The Ice Age National Scenic Trail traverses over 1000 miles of forestlands, prairies, wetlands, and roadways throughout Wisconsin. Many of these paths are made possible by partnerships with private landowners and lands owned and managed by municipal, county, state and federal agencies. As such, hikers must be mindful of a regulations on property types, hunting seasons, and trail signage while hiking the Ice Age Trail, especially when crossing private lands. Guidelines for hiking through private lands are found below.
Finding Property Closures
Online interactive maps are instrumental resources for Ice Age Trail users to plan their hiking trips. The Trail Alerts Dashboard and Hiker Resource Map are available on our website.

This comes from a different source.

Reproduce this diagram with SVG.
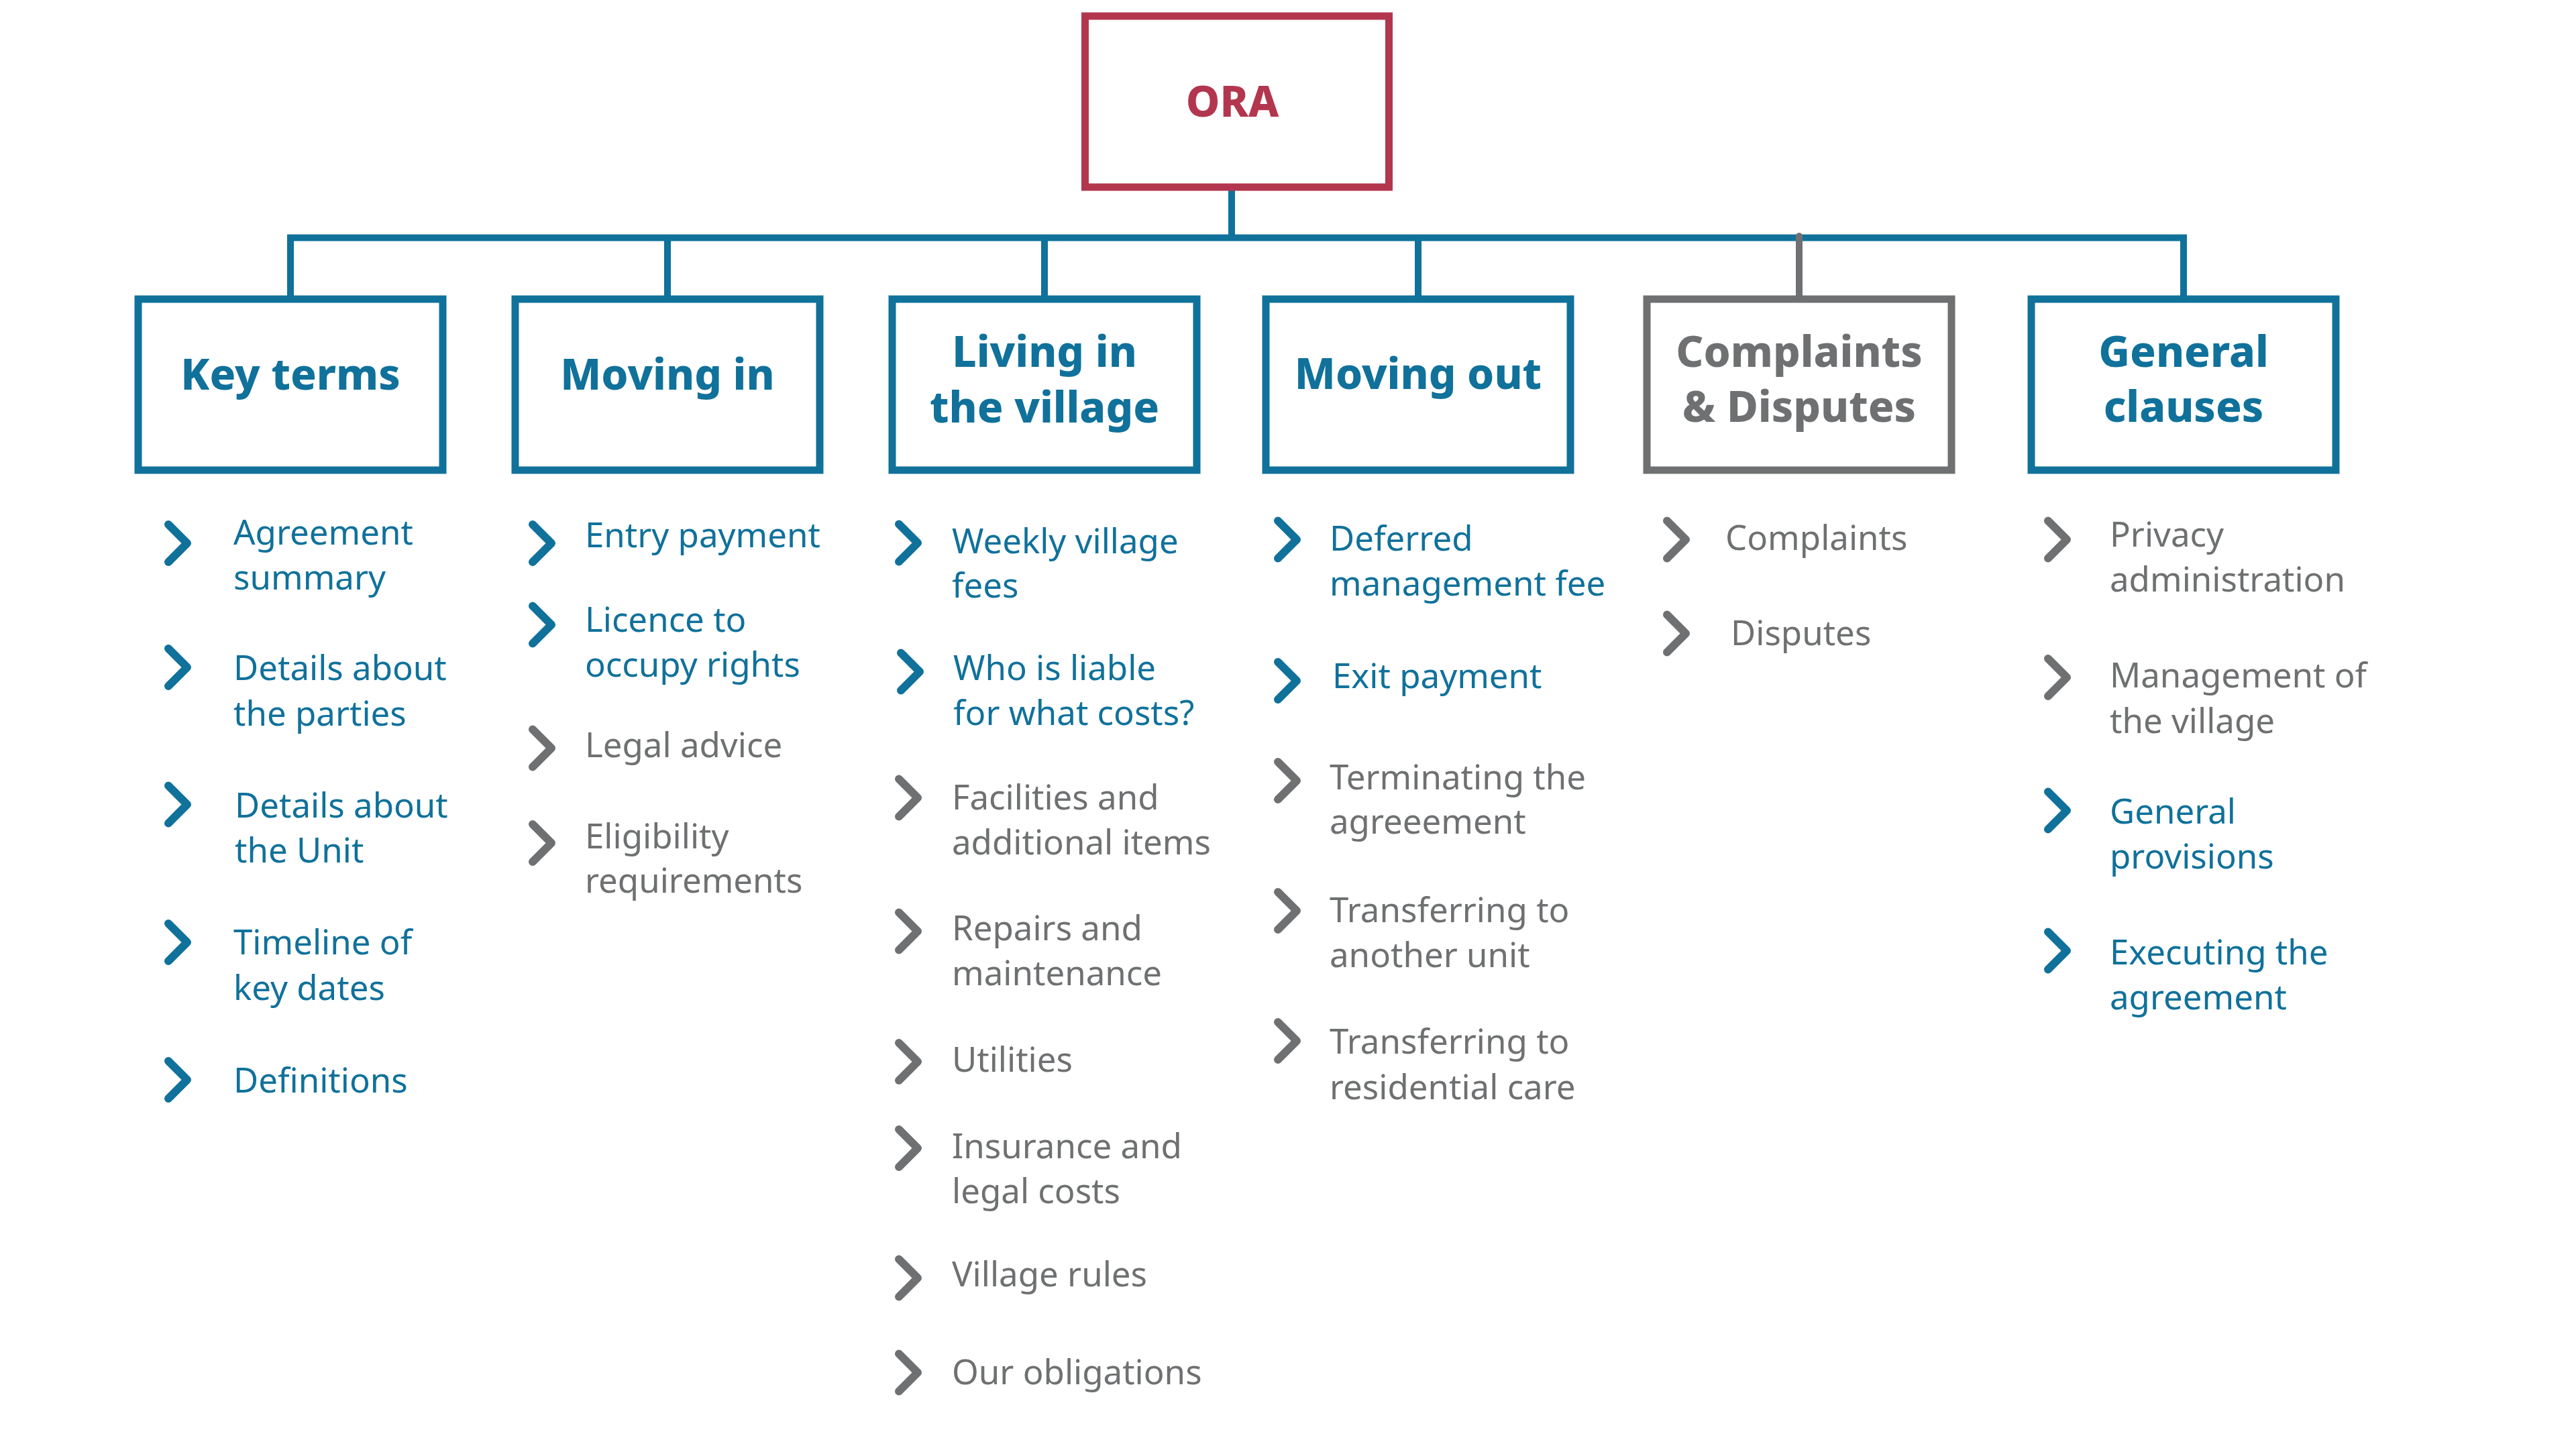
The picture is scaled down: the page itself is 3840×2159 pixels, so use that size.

The Trail Alerts Dashboard notifies hikers of current trail closures and trail conditions. Click on the yellow alert icons to learn more about the trail closure. Trail condition updates can be sent in by the public to notify Ice Age Trail Alliance staff about recent trail damage.
The interactive, online Hiker Resource Map offers in-depth information on trail segments, parking areas, camping options, and trail alerts. You can adjust the zoom, view the map legend, and add and remove map layers to explore the interactive map.
Sticking to the Trail corridor is a general recommendation for the entire Ice Age Trail but a requirement on private lands.
Hunting on Private Lands
Private landowners who generously host portions of the Ice Age Trail may close off the portions of the trail that runs through their property during hunting seasons. Watch for “Trail Closed” signs and online updates. Respecting these segment closings ensure continued good relations with private landowners.
Hunting on Public Lands
Hunting is allowed in most state parks and State Ice Age Trial Areas from Nov. 15 to Dec. 15 and April 1 to early May. During these hunting periods, just about all of the segments on public lands are open for hiking, including the Chequamegon-Nicolet National Forest, state and county forests, and state parks.
Thank you for respecting Trail closures and helping us honor our agreements with public and private landowners!